>> begin

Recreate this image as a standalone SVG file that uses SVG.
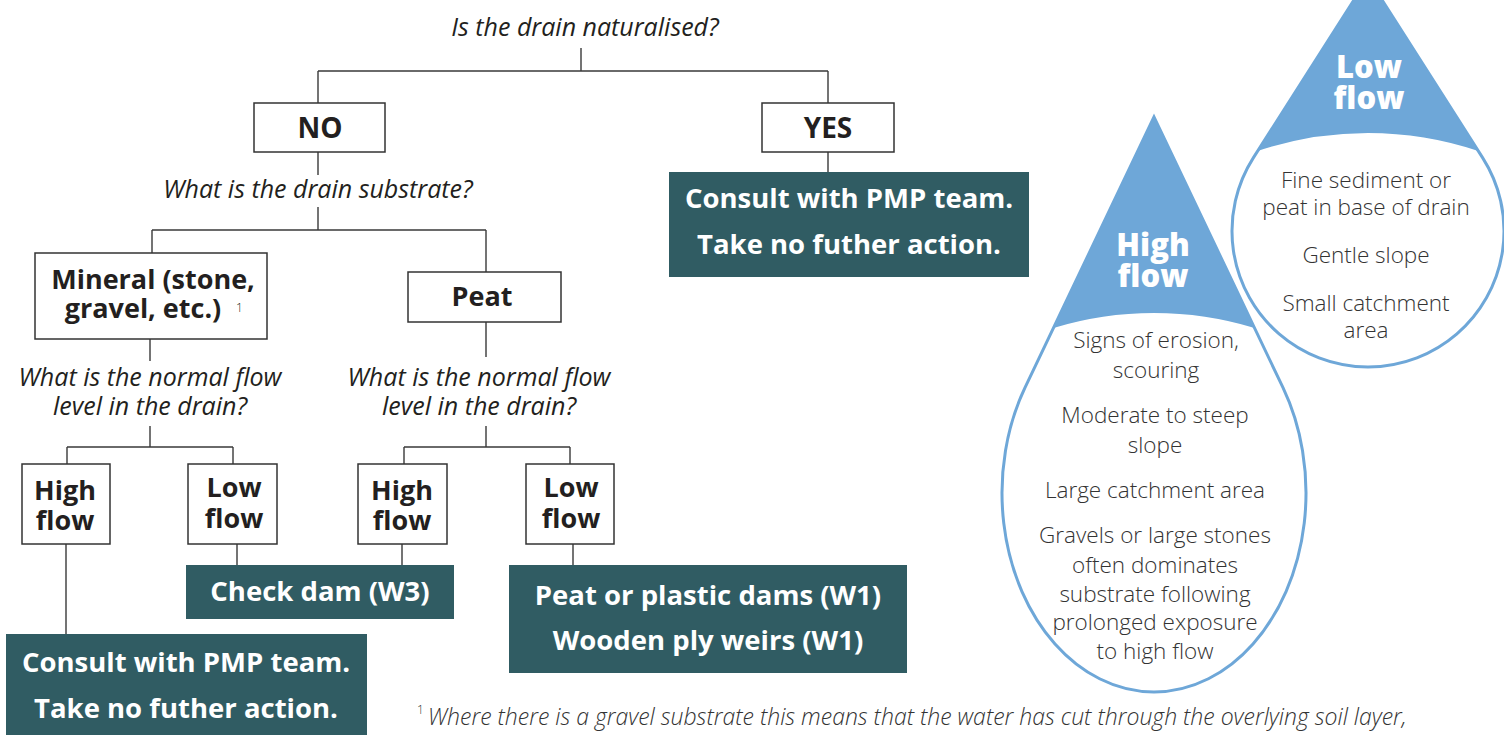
<svg xmlns="http://www.w3.org/2000/svg" width="1504" height="735" viewBox="0 0 1504 735">
<style>
.q{font-family:"Open Sans",Lato,sans-serif;font-style:italic;font-size:25px;fill:#231f20;text-anchor:middle}
.b{font-family:"Open Sans",Lato,sans-serif;font-weight:700;font-size:27px;fill:#231f20;text-anchor:middle}
.w{font-family:"Open Sans",Lato,sans-serif;font-weight:700;font-size:27.5px;fill:#ffffff;text-anchor:middle}
.box{fill:#ffffff;stroke:#333333;stroke-width:1.5}
.teal{fill:#305c63}
.ln{stroke:#3a3a3a;stroke-width:1.4;fill:none}
.drop{fill:#ffffff;stroke:#6ea7d8;stroke-width:3}
.dropfill{fill:#6ea7d8}
.dt{font-family:"Open Sans",Lato,sans-serif;font-weight:800;font-size:31px;fill:#ffffff;text-anchor:middle}
.dl{font-family:"Open Sans",Lato,sans-serif;font-weight:300;font-size:22.5px;fill:#333333;text-anchor:middle}
.fn{font-family:"Open Sans",Lato,sans-serif;font-weight:300;font-style:italic;font-size:23px;fill:#333333}
</style>

<g id="connectors">
<path class="ln" d="M581,48 V71 M318,71 H828 M318,71 V103 M828,71 V103 M828,152 V172"/>
<path class="ln" d="M318,152 V175 M318,207 V230 M152,230 H486 M152,230 V253 M486,230 V272"/>
<path class="ln" d="M150,339 V361 M486,322 V357 M150,426 V447 M67,447 H233 M67,447 V464 M233,447 V464 M486,426 V447 M404,447 H570 M404,447 V464 M570,447 V464"/>
<path class="ln" d="M66,544 V634 M237,544 V565 M402,544 V565 M573,544 V565"/>
</g>

<g id="q1"><text class="q" x="585" y="36">Is the drain naturalised?</text></g>

<g id="no"><rect class="box" x="254" y="103" width="131" height="49"/><text class="b" x="320" y="138" style="font-size:28px">NO</text></g>
<g id="yes"><rect class="box" x="762" y="103" width="132" height="49"/><text class="b" x="828" y="138" style="font-size:28px">YES</text></g>
<g id="yes-action"><rect class="teal" x="669" y="172" width="360" height="105"/>
<text class="w" x="849" y="208">Consult with PMP team.<tspan x="849" dy="46">Take no futher action.</tspan></text></g>

<g id="q2"><text class="q" x="318" y="198">What is the drain substrate?</text></g>

<g id="mineral"><rect class="box" x="35" y="253" width="232" height="86"/>
<text class="b" x="153" y="289">Mineral (stone,<tspan x="143" dy="29">gravel, etc.)</tspan></text>
<text x="236" y="312" style="font-family:'Open Sans',sans-serif;font-weight:300;font-size:12px;fill:#231f20">1</text></g>

<g id="peat"><rect class="box" x="408" y="272" width="153" height="50"/><text class="b" x="482" y="306">Peat</text></g>

<g id="q3"><text class="q" x="150" y="386">What is the normal flow<tspan x="150" dy="29">level in the drain?</tspan></text></g>
<g id="q4"><text class="q" x="479" y="386">What is the normal flow<tspan x="479" dy="29">level in the drain?</tspan></text></g>

<g id="high1"><rect class="box" x="22" y="464" width="88" height="80"/><text class="b" x="65" y="500">High<tspan x="65" dy="30">flow</tspan></text></g>
<g id="low1"><rect class="box" x="188" y="464" width="89" height="80"/><text class="b" x="234" y="497">Low<tspan x="234" dy="31">flow</tspan></text></g>
<g id="high2"><rect class="box" x="358" y="464" width="89" height="80"/><text class="b" x="402" y="500">High<tspan x="402" dy="30">flow</tspan></text></g>
<g id="low2"><rect class="box" x="526" y="464" width="88" height="80"/><text class="b" x="571" y="497">Low<tspan x="571" dy="31">flow</tspan></text></g>

<g id="check-dam"><rect class="teal" x="186" y="565" width="268" height="54"/><text class="w" x="320" y="601">Check dam (W3)</text></g>
<g id="peat-dams"><rect class="teal" x="509" y="565" width="398" height="108"/>
<text class="w" x="708" y="605">Peat or plastic dams (W1)<tspan x="708" dy="45">Wooden ply weirs (W1)</tspan></text></g>
<g id="high-action"><rect class="teal" x="6" y="634" width="361" height="105"/>
<text class="w" x="186" y="672">Consult with PMP team.<tspan x="186" dy="46">Take no futher action.</tspan></text></g>

<g id="footnote">
<text class="fn" x="417" y="725"><tspan dy="-11" style="font-size:12px;font-style:normal">1</tspan><tspan dx="4" dy="11">Where there is a gravel substrate this means that the water has cut through the overlying soil layer,</tspan></text>
</g>

<g id="low-drop">
<path class="drop" d="M1368,-22 L1253.3,157.9 A136,136 0 1 0 1482.7,157.9 Z"/>
<path class="dropfill" d="M1368,-22 L1257.7,151 A347,347 0 0 1 1478.3,151 Z"/>
<text class="dt" x="1369" y="78">Low<tspan x="1369" dy="31">flow</tspan></text>
<text class="dl" x="1366" y="188">Fine sediment or<tspan x="1366" dy="27">peat in base of drain</tspan></text>
<text class="dl" x="1366" y="263">Gentle slope</text>
<text class="dl" x="1366" y="311">Small catchment<tspan x="1366" dy="27">area</tspan></text>
</g>

<g id="high-drop">
<path class="drop" d="M1154,117 L1025,387.7 A152,199 0 1 0 1283,387.7 Z"/>
<path class="dropfill" d="M1154,117 L1053.4,328 A345,345 0 0 1 1254.6,328 Z"/>
<text class="dt" x="1153" y="256">High<tspan x="1153" dy="31">flow</tspan></text>
<text class="dl" x="1156" y="348">Signs of erosion,<tspan x="1156" dy="30">scouring</tspan></text>
<text class="dl" x="1155" y="423">Moderate to steep<tspan x="1155" dy="30">slope</tspan></text>
<text class="dl" x="1155" y="498">Large catchment area</text>
<text class="dl" x="1155" y="543">Gravels or large stones<tspan x="1155" dy="30">often dominates</tspan><tspan x="1155" dy="29">substrate following</tspan><tspan x="1155" dy="28">prolonged exposure</tspan><tspan x="1155" dy="29">to high flow</tspan></text>
</g>
</svg>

>> end

# The task
Begin at the top of the material above and output each line exactly, stopping after the line that holds "the drain naturalised?</text></g>". Leave out pictures.

# Solved problem
Recreate this image as a standalone SVG file that uses SVG.
<svg xmlns="http://www.w3.org/2000/svg" width="1504" height="735" viewBox="0 0 1504 735">
<style>
.q{font-family:"Open Sans",Lato,sans-serif;font-style:italic;font-size:25px;fill:#231f20;text-anchor:middle}
.b{font-family:"Open Sans",Lato,sans-serif;font-weight:700;font-size:27px;fill:#231f20;text-anchor:middle}
.w{font-family:"Open Sans",Lato,sans-serif;font-weight:700;font-size:27.5px;fill:#ffffff;text-anchor:middle}
.box{fill:#ffffff;stroke:#333333;stroke-width:1.5}
.teal{fill:#305c63}
.ln{stroke:#3a3a3a;stroke-width:1.4;fill:none}
.drop{fill:#ffffff;stroke:#6ea7d8;stroke-width:3}
.dropfill{fill:#6ea7d8}
.dt{font-family:"Open Sans",Lato,sans-serif;font-weight:800;font-size:31px;fill:#ffffff;text-anchor:middle}
.dl{font-family:"Open Sans",Lato,sans-serif;font-weight:300;font-size:22.5px;fill:#333333;text-anchor:middle}
.fn{font-family:"Open Sans",Lato,sans-serif;font-weight:300;font-style:italic;font-size:23px;fill:#333333}
</style>

<g id="connectors">
<path class="ln" d="M581,48 V71 M318,71 H828 M318,71 V103 M828,71 V103 M828,152 V172"/>
<path class="ln" d="M318,152 V175 M318,207 V230 M152,230 H486 M152,230 V253 M486,230 V272"/>
<path class="ln" d="M150,339 V361 M486,322 V357 M150,426 V447 M67,447 H233 M67,447 V464 M233,447 V464 M486,426 V447 M404,447 H570 M404,447 V464 M570,447 V464"/>
<path class="ln" d="M66,544 V634 M237,544 V565 M402,544 V565 M573,544 V565"/>
</g>

<g id="q1"><text class="q" x="585" y="36">Is the drain naturalised?</text></g>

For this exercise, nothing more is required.